- **What is required**:
Spot each line that carries the word "this"; copy those lines.

>>>>>

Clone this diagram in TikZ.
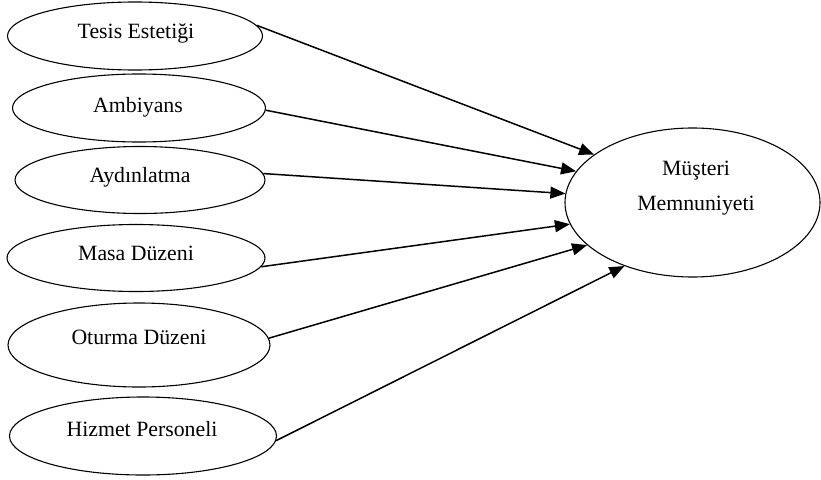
\documentclass[tikz,border=0pt]{standalone}
\usepackage{fontspec}
\setmainfont{Liberation Serif}
\usetikzlibrary{shapes.geometric,arrows.meta}
\begin{document}
\begin{tikzpicture}[x=1pt,y=-1pt,
  oval/.style={draw=black,ellipse,line width=1.1pt,inner sep=0pt},
  txt/.style={font=\fontsize{21.8}{35}\selectfont,inner sep=0pt,align=center},
  conn/.style={draw=black,line width=1.5pt,-{Triangle[length=15pt,width=12pt]}}]
\useasboundingbox (0,0) rectangle (821,479);
\node[oval,minimum width=255pt,minimum height=68pt] (e1) at (135,36) {};
\node[oval,minimum width=253pt,minimum height=68pt] (e2) at (139,108) {};
\node[oval,minimum width=250pt,minimum height=67pt] (e3) at (140,180) {};
\node[oval,minimum width=258pt,minimum height=67pt] (e4) at (136,258) {};
\node[oval,minimum width=262pt,minimum height=84pt] (e5) at (139,345) {};
\node[oval,minimum width=267pt,minimum height=78pt] (e6) at (143,436) {};
\node[oval,minimum width=255pt,minimum height=149pt] (m) at (692.5,202.5) {};
\node[txt] (t1) at (136,33) {Tesis Estetiği};
\node[txt] (t2) at (138,107) {Ambiyans};
\node[txt] (t3) at (140,177) {Aydınlatma};
\node[txt] (t4) at (136,253) {Masa Düzeni};
\node[txt] (t5) at (139,337) {Oturma Düzeni};
\node[txt] (t6) at (142,429) {Hizmet Personeli};
\node[txt] (tm) at (696,188) {Müşteri\\Memnuniyeti};
\draw[conn] (e1.5.6) -- (m.154);
\draw[conn] (e2.359) -- (m.165.4);
\draw[conn] (e3.3.4) -- (m.176.3);
\draw[conn] (e4.356) -- (m.190.2);
\draw[conn] (e5.3.5) -- (m.202.1);
\draw[conn] (e6.358.4) -- (m.223);
\end{tikzpicture}
\end{document}
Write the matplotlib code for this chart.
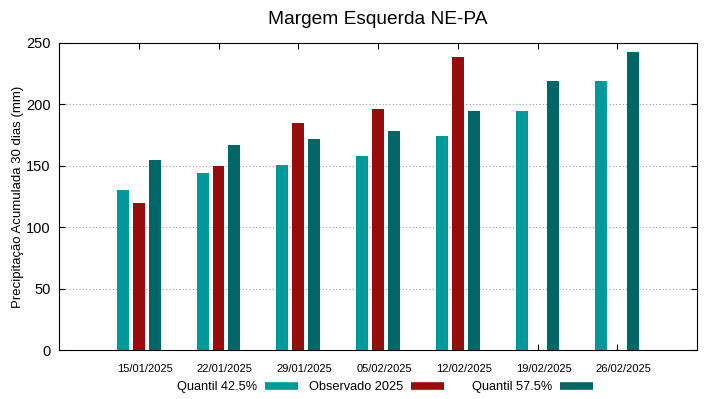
import numpy as np
import matplotlib
matplotlib.use("Agg")
import matplotlib.pyplot as plt
from matplotlib.lines import Line2D

plt.rcParams["font.family"] = ["Liberation Sans", "DejaVu Sans"]

dates = ["15/01/2025", "22/01/2025", "29/01/2025", "05/02/2025",
         "12/02/2025", "19/02/2025", "26/02/2025"]
q425 = [130, 144, 151, 158, 174, 195, 219]
obs2025 = [120, 150, 185, 196, 239, np.nan, np.nan]
q575 = [155, 167, 172, 178, 195, 219, 243]

c_q425 = "#009999"
c_obs = "#990c0c"
c_q575 = "#006666"

fig = plt.figure(figsize=(7.19, 3.99), dpi=100)
ax = fig.add_axes([59 / 719, 1 - 350 / 399, 638 / 719, 307 / 399])

x = np.arange(1, len(dates) + 1)
w = 0.15
ax.bar(x - 0.2, q425, w, color=c_q425, zorder=3)
ax.bar(x, obs2025, w, color=c_obs, zorder=3)
ax.bar(x + 0.2, q575, w, color=c_q575, zorder=3)

ax.set_xlim(0, 8)
ax.set_ylim(0, 250)
# tick marks at group centre, labels nudged right like the gnuplot original
ax.set_xticks(x)
ax.set_xticklabels([])
ax.set_xticks(x + 0.075, minor=True)
ax.set_xticklabels(dates, minor=True, fontsize=8)
ax.tick_params(axis="x", which="major", direction="in", top=True, length=4)
ax.tick_params(axis="x", which="minor", length=0, pad=10)
ax.set_yticks(range(0, 251, 50))
ax.tick_params(axis="y", labelsize=10.5, direction="in", right=True, length=4, pad=6)
for yv in range(50, 250, 50):
    ax.axhline(yv, color="#999999", lw=0.8, ls=(0, (1, 2)), zorder=1)
for s in ax.spines.values():
    s.set_linewidth(0.8)

ax.set_ylabel("Precipitação Acumulada 30 dias (mm)", fontsize=9.5, labelpad=1.5)
ax.set_title("Margem Esquerda NE-PA", fontsize=13.8, pad=14)

# gnuplot-style key: text first, then sample
labels = ["Quantil 42.5%", "Observado 2025", "Quantil 57.5%"]
colors = [c_q425, c_obs, c_q575]
starts = [177, 309, 472]
for lbl, c, xs in zip(labels, colors, starts):
    h = Line2D([], [], color=c, lw=5.5, solid_capstyle="butt")
    fig.legend([h], [lbl], loc="center left", bbox_to_anchor=(xs / 719, 1 - 387 / 399),
               frameon=False, markerfirst=False, fontsize=9.2, handlelength=2.6,
               handletextpad=0.6, borderpad=0, borderaxespad=0)

fig.savefig("out.png", dpi=100)
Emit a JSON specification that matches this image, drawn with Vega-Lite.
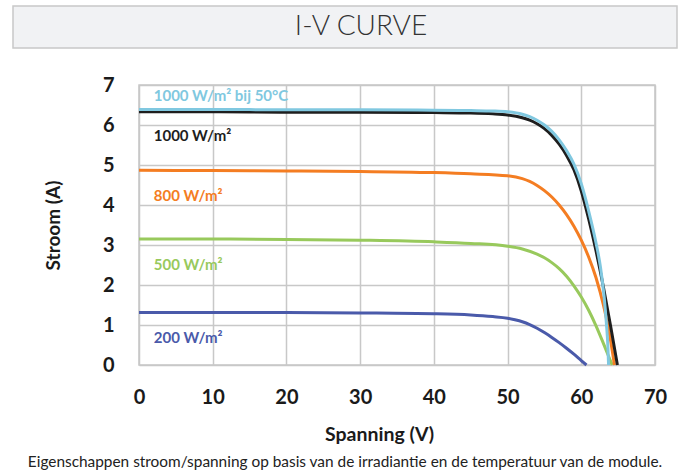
{
  "$schema": "https://vega.github.io/schema/vega-lite/v6.json",
  "padding": {"left": 12, "top": 5, "right": 8, "bottom": 2},
  "background": "white",
  "config": {"view": {"stroke": "#c8c8c8", "strokeWidth": 1.5}, "font": "Lato"},
  "title": {
    "text": "Eigenschappen stroom/spanning op basis van de irradiantie en de temperatuur van de module.",
    "orient": "bottom", "anchor": "middle", "font": "Lato", "fontSize": 15.4, "fontWeight": "normal", "color": "#222222", "offset": 11
  },
  "datasets": {
    "curves": [
      {"series": "200 W/m²", "V": 0, "I": 1.31}, {"series": "200 W/m²", "V": 10, "I": 1.31}, {"series": "200 W/m²", "V": 20, "I": 1.31}, {"series": "200 W/m²", "V": 30, "I": 1.3}, {"series": "200 W/m²", "V": 40, "I": 1.28}, {"series": "200 W/m²", "V": 45, "I": 1.25}, {"series": "200 W/m²", "V": 48, "I": 1.21}, {"series": "200 W/m²", "V": 50, "I": 1.17}, {"series": "200 W/m²", "V": 51, "I": 1.13}, {"series": "200 W/m²", "V": 52, "I": 1.08}, {"series": "200 W/m²", "V": 53, "I": 1.01}, {"series": "200 W/m²", "V": 54, "I": 0.92}, {"series": "200 W/m²", "V": 55, "I": 0.81}, {"series": "200 W/m²", "V": 56, "I": 0.69}, {"series": "200 W/m²", "V": 57, "I": 0.56}, {"series": "200 W/m²", "V": 58, "I": 0.42}, {"series": "200 W/m²", "V": 59, "I": 0.27}, {"series": "200 W/m²", "V": 60, "I": 0.11}, {"series": "200 W/m²", "V": 60.7, "I": 0},
      {"series": "500 W/m²", "V": 0, "I": 3.15}, {"series": "500 W/m²", "V": 10, "I": 3.15}, {"series": "500 W/m²", "V": 20, "I": 3.14}, {"series": "500 W/m²", "V": 30, "I": 3.12}, {"series": "500 W/m²", "V": 40, "I": 3.08}, {"series": "500 W/m²", "V": 45, "I": 3.04}, {"series": "500 W/m²", "V": 50, "I": 2.97}, {"series": "500 W/m²", "V": 52, "I": 2.9}, {"series": "500 W/m²", "V": 54, "I": 2.77}, {"series": "500 W/m²", "V": 55, "I": 2.68}, {"series": "500 W/m²", "V": 56, "I": 2.56}, {"series": "500 W/m²", "V": 57, "I": 2.41}, {"series": "500 W/m²", "V": 58, "I": 2.22}, {"series": "500 W/m²", "V": 59, "I": 1.98}, {"series": "500 W/m²", "V": 60, "I": 1.7}, {"series": "500 W/m²", "V": 61, "I": 1.37}, {"series": "500 W/m²", "V": 62, "I": 0.98}, {"series": "500 W/m²", "V": 63, "I": 0.54}, {"series": "500 W/m²", "V": 63.7, "I": 0.22}, {"series": "500 W/m²", "V": 64.2, "I": 0},
      {"series": "800 W/m²", "V": 0, "I": 4.87}, {"series": "800 W/m²", "V": 10, "I": 4.86}, {"series": "800 W/m²", "V": 20, "I": 4.85}, {"series": "800 W/m²", "V": 30, "I": 4.84}, {"series": "800 W/m²", "V": 40, "I": 4.81}, {"series": "800 W/m²", "V": 45, "I": 4.78}, {"series": "800 W/m²", "V": 50, "I": 4.73}, {"series": "800 W/m²", "V": 52, "I": 4.66}, {"series": "800 W/m²", "V": 53, "I": 4.59}, {"series": "800 W/m²", "V": 54, "I": 4.49}, {"series": "800 W/m²", "V": 55, "I": 4.36}, {"series": "800 W/m²", "V": 56, "I": 4.2}, {"series": "800 W/m²", "V": 57, "I": 4.0}, {"series": "800 W/m²", "V": 58, "I": 3.76}, {"series": "800 W/m²", "V": 59, "I": 3.47}, {"series": "800 W/m²", "V": 60, "I": 3.12}, {"series": "800 W/m²", "V": 61, "I": 2.7}, {"series": "800 W/m²", "V": 62, "I": 2.18}, {"series": "800 W/m²", "V": 63, "I": 1.5}, {"series": "800 W/m²", "V": 63.8, "I": 0.8}, {"series": "800 W/m²", "V": 64.5, "I": 0},
      {"series": "1000 W/m²", "V": 0, "I": 6.33}, {"series": "1000 W/m²", "V": 10, "I": 6.33}, {"series": "1000 W/m²", "V": 20, "I": 6.32}, {"series": "1000 W/m²", "V": 30, "I": 6.32}, {"series": "1000 W/m²", "V": 40, "I": 6.31}, {"series": "1000 W/m²", "V": 45, "I": 6.3}, {"series": "1000 W/m²", "V": 48, "I": 6.28}, {"series": "1000 W/m²", "V": 50, "I": 6.25}, {"series": "1000 W/m²", "V": 52, "I": 6.18}, {"series": "1000 W/m²", "V": 53, "I": 6.12}, {"series": "1000 W/m²", "V": 54, "I": 6.03}, {"series": "1000 W/m²", "V": 55, "I": 5.91}, {"series": "1000 W/m²", "V": 56, "I": 5.74}, {"series": "1000 W/m²", "V": 57, "I": 5.52}, {"series": "1000 W/m²", "V": 58, "I": 5.24}, {"series": "1000 W/m²", "V": 59, "I": 4.88}, {"series": "1000 W/m²", "V": 60, "I": 4.35}, {"series": "1000 W/m²", "V": 61, "I": 3.65}, {"series": "1000 W/m²", "V": 62, "I": 2.85}, {"series": "1000 W/m²", "V": 63, "I": 1.95}, {"series": "1000 W/m²", "V": 64, "I": 0.95}, {"series": "1000 W/m²", "V": 64.9, "I": 0},
      {"series": "1000 W/m² bij 50°C", "V": 0, "I": 6.39}, {"series": "1000 W/m² bij 50°C", "V": 10, "I": 6.39}, {"series": "1000 W/m² bij 50°C", "V": 20, "I": 6.38}, {"series": "1000 W/m² bij 50°C", "V": 30, "I": 6.38}, {"series": "1000 W/m² bij 50°C", "V": 40, "I": 6.37}, {"series": "1000 W/m² bij 50°C", "V": 45, "I": 6.36}, {"series": "1000 W/m² bij 50°C", "V": 48, "I": 6.35}, {"series": "1000 W/m² bij 50°C", "V": 50, "I": 6.33}, {"series": "1000 W/m² bij 50°C", "V": 52, "I": 6.27}, {"series": "1000 W/m² bij 50°C", "V": 53, "I": 6.21}, {"series": "1000 W/m² bij 50°C", "V": 54, "I": 6.12}, {"series": "1000 W/m² bij 50°C", "V": 55, "I": 6.0}, {"series": "1000 W/m² bij 50°C", "V": 56, "I": 5.84}, {"series": "1000 W/m² bij 50°C", "V": 57, "I": 5.63}, {"series": "1000 W/m² bij 50°C", "V": 58, "I": 5.36}, {"series": "1000 W/m² bij 50°C", "V": 59, "I": 5.02}, {"series": "1000 W/m² bij 50°C", "V": 60, "I": 4.53}, {"series": "1000 W/m² bij 50°C", "V": 61, "I": 3.85}, {"series": "1000 W/m² bij 50°C", "V": 62, "I": 3.05}, {"series": "1000 W/m² bij 50°C", "V": 62.6, "I": 2.45}, {"series": "1000 W/m² bij 50°C", "V": 63.1, "I": 1.7}, {"series": "1000 W/m² bij 50°C", "V": 63.4, "I": 1.05}, {"series": "1000 W/m² bij 50°C", "V": 63.6, "I": 0.5}, {"series": "1000 W/m² bij 50°C", "V": 63.7, "I": 0}
    ],
    "labels": [
      {"series": "1000 W/m² bij 50°C", "V": 2.0, "I": 6.72},
      {"series": "1000 W/m²", "V": 2.0, "I": 5.72},
      {"series": "800 W/m²", "V": 2.0, "I": 4.22},
      {"series": "500 W/m²", "V": 2.0, "I": 2.51},
      {"series": "200 W/m²", "V": 2.0, "I": 0.68}
    ]
  },
  "spacing": 25,
  "vconcat": [
    {
      "width": 664,
      "height": 42,
      "view": {"fill": "#f1f2f4", "stroke": "#c8c8c8", "strokeWidth": 1.5},
      "data": {"values": [{"t": "I-V CURVE"}]},
      "mark": {"type": "text", "font": "Lato", "fontWeight": 300, "fontSize": 28, "color": "#333333", "dx": 16},
      "encoding": {"text": {"field": "t", "type": "nominal"}}
    },
    {
      "spacing": 0,
      "hconcat": [
        {
          "width": 30,
          "height": 10,
          "view": {"stroke": null},
          "data": {"values": [{"t": ""}]},
          "mark": {"type": "text"},
          "encoding": {"text": {"field": "t", "type": "nominal"}}
        },
        {
          "width": 516,
          "height": 280,
          "encoding": {
            "x": {
              "field": "V", "type": "quantitative",
              "scale": {"domain": [0, 70], "nice": false, "zero": false},
              "axis": {
                "title": "Spanning (V)", "values": [0, 10, 20, 30, 40, 50, 60, 70],
                "labelFont": "Lato", "labelFontSize": 20, "labelFontWeight": "bold", "labelColor": "#1a1a1a",
                "labelPadding": 22, "labelFlush": false, "ticks": false, "domain": false,
                "gridColor": "#c8c8c8", "gridWidth": 1.5,
                "titleFont": "Lato", "titleFontSize": 19.5, "titleFontWeight": "bold", "titleColor": "#1a1a1a",
                "titlePadding": 18, "titleX": 240
              }
            },
            "y": {
              "field": "I", "type": "quantitative",
              "scale": {"domain": [0, 7], "nice": false, "zero": false},
              "axis": {
                "title": "Stroom (A)", "values": [0, 1, 2, 3, 4, 5, 6, 7],
                "labelFont": "Lato", "labelFontSize": 20, "labelFontWeight": "bold", "labelColor": "#1a1a1a",
                "labelPadding": 25, "labelFlush": false, "ticks": false, "domain": false,
                "gridColor": "#c8c8c8", "gridWidth": 1.5,
                "titleFont": "Lato", "titleFontSize": 19, "titleFontWeight": "bold", "titleColor": "#1a1a1a",
                "titlePadding": 39
              }
            },
            "color": {
              "field": "series", "type": "nominal",
              "scale": {
                "domain": ["200 W/m²", "500 W/m²", "800 W/m²", "1000 W/m²", "1000 W/m² bij 50°C"],
                "range": ["#4a5aaa", "#98c95c", "#f47d22", "#1e1e1e", "#80c8e0"]
              },
              "legend": null
            }
          },
          "layer": [
            {
              "data": {"name": "curves"},
              "mark": {"type": "line", "interpolate": "monotone", "strokeWidth": 3}
            },
            {
              "data": {"name": "labels"},
              "mark": {"type": "text", "align": "left", "baseline": "middle", "font": "Lato", "fontWeight": "bold", "fontSize": 15},
              "encoding": {"text": {"field": "series", "type": "nominal"}}
            }
          ]
        }
      ]
    }
  ]
}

<<<<<

- **Response to the task**:
Clone this diagram in TikZ.
Write the matplotlib code for this chart.
Emit a JSON specification that matches this image, drawn with Vega-Lite.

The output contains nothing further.